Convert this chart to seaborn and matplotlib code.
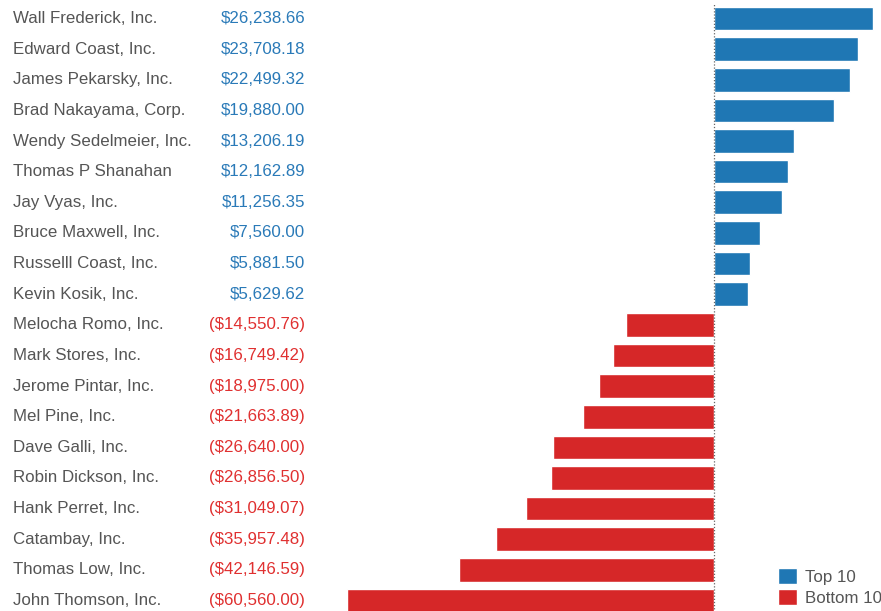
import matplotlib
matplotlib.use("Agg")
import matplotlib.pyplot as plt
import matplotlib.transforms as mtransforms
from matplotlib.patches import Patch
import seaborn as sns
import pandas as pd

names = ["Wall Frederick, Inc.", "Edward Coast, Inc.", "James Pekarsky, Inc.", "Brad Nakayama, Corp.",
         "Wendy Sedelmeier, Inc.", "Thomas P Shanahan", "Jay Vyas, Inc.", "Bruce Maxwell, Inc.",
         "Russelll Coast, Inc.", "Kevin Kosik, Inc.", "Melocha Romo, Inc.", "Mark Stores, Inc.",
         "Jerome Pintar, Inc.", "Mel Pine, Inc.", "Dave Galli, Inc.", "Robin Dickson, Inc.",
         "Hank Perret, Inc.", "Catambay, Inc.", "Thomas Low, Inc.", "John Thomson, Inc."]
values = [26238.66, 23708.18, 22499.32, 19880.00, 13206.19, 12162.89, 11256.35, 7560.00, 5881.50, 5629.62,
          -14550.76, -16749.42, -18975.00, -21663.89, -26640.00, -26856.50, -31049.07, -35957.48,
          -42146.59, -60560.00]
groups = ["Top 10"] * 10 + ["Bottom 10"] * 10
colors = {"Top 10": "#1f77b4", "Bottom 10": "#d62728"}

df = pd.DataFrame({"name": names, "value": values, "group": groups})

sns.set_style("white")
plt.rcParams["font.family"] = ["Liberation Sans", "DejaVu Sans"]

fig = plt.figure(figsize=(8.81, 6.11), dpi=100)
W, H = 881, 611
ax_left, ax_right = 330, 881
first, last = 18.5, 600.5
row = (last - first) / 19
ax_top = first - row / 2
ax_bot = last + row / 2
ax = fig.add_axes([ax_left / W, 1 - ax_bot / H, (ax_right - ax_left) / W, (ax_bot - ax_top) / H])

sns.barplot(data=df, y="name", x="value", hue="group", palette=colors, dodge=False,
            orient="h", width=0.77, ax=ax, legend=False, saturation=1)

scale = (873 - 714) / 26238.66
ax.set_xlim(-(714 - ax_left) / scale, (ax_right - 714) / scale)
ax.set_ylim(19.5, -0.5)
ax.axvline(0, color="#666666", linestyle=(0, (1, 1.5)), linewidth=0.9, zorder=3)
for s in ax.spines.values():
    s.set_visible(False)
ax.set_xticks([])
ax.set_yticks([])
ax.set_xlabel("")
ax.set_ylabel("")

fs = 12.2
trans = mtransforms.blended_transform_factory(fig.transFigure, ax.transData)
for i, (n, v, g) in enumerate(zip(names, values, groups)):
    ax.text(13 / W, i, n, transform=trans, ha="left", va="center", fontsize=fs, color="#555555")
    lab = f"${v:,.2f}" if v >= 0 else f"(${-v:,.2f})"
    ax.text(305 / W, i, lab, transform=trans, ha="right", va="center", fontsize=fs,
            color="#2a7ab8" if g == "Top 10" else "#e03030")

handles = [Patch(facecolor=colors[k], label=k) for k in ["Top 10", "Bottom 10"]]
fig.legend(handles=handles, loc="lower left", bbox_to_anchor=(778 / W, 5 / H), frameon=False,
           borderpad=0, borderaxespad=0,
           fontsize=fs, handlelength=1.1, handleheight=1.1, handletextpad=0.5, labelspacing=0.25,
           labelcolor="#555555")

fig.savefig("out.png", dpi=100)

- [Goal]: Without the pictures, write out the whole listing above exactly as it appears.

- [Exercise answer]:
Convert this chart to seaborn and matplotlib code.
import matplotlib
matplotlib.use("Agg")
import matplotlib.pyplot as plt
import matplotlib.transforms as mtransforms
from matplotlib.patches import Patch
import seaborn as sns
import pandas as pd

names = ["Wall Frederick, Inc.", "Edward Coast, Inc.", "James Pekarsky, Inc.", "Brad Nakayama, Corp.",
         "Wendy Sedelmeier, Inc.", "Thomas P Shanahan", "Jay Vyas, Inc.", "Bruce Maxwell, Inc.",
         "Russelll Coast, Inc.", "Kevin Kosik, Inc.", "Melocha Romo, Inc.", "Mark Stores, Inc.",
         "Jerome Pintar, Inc.", "Mel Pine, Inc.", "Dave Galli, Inc.", "Robin Dickson, Inc.",
         "Hank Perret, Inc.", "Catambay, Inc.", "Thomas Low, Inc.", "John Thomson, Inc."]
values = [26238.66, 23708.18, 22499.32, 19880.00, 13206.19, 12162.89, 11256.35, 7560.00, 5881.50, 5629.62,
          -14550.76, -16749.42, -18975.00, -21663.89, -26640.00, -26856.50, -31049.07, -35957.48,
          -42146.59, -60560.00]
groups = ["Top 10"] * 10 + ["Bottom 10"] * 10
colors = {"Top 10": "#1f77b4", "Bottom 10": "#d62728"}

df = pd.DataFrame({"name": names, "value": values, "group": groups})

sns.set_style("white")
plt.rcParams["font.family"] = ["Liberation Sans", "DejaVu Sans"]

fig = plt.figure(figsize=(8.81, 6.11), dpi=100)
W, H = 881, 611
ax_left, ax_right = 330, 881
first, last = 18.5, 600.5
row = (last - first) / 19
ax_top = first - row / 2
ax_bot = last + row / 2
ax = fig.add_axes([ax_left / W, 1 - ax_bot / H, (ax_right - ax_left) / W, (ax_bot - ax_top) / H])

sns.barplot(data=df, y="name", x="value", hue="group", palette=colors, dodge=False,
            orient="h", width=0.77, ax=ax, legend=False, saturation=1)

scale = (873 - 714) / 26238.66
ax.set_xlim(-(714 - ax_left) / scale, (ax_right - 714) / scale)
ax.set_ylim(19.5, -0.5)
ax.axvline(0, color="#666666", linestyle=(0, (1, 1.5)), linewidth=0.9, zorder=3)
for s in ax.spines.values():
    s.set_visible(False)
ax.set_xticks([])
ax.set_yticks([])
ax.set_xlabel("")
ax.set_ylabel("")

fs = 12.2
trans = mtransforms.blended_transform_factory(fig.transFigure, ax.transData)
for i, (n, v, g) in enumerate(zip(names, values, groups)):
    ax.text(13 / W, i, n, transform=trans, ha="left", va="center", fontsize=fs, color="#555555")
    lab = f"${v:,.2f}" if v >= 0 else f"(${-v:,.2f})"
    ax.text(305 / W, i, lab, transform=trans, ha="right", va="center", fontsize=fs,
            color="#2a7ab8" if g == "Top 10" else "#e03030")

handles = [Patch(facecolor=colors[k], label=k) for k in ["Top 10", "Bottom 10"]]
fig.legend(handles=handles, loc="lower left", bbox_to_anchor=(778 / W, 5 / H), frameon=False,
           borderpad=0, borderaxespad=0,
           fontsize=fs, handlelength=1.1, handleheight=1.1, handletextpad=0.5, labelspacing=0.25,
           labelcolor="#555555")

fig.savefig("out.png", dpi=100)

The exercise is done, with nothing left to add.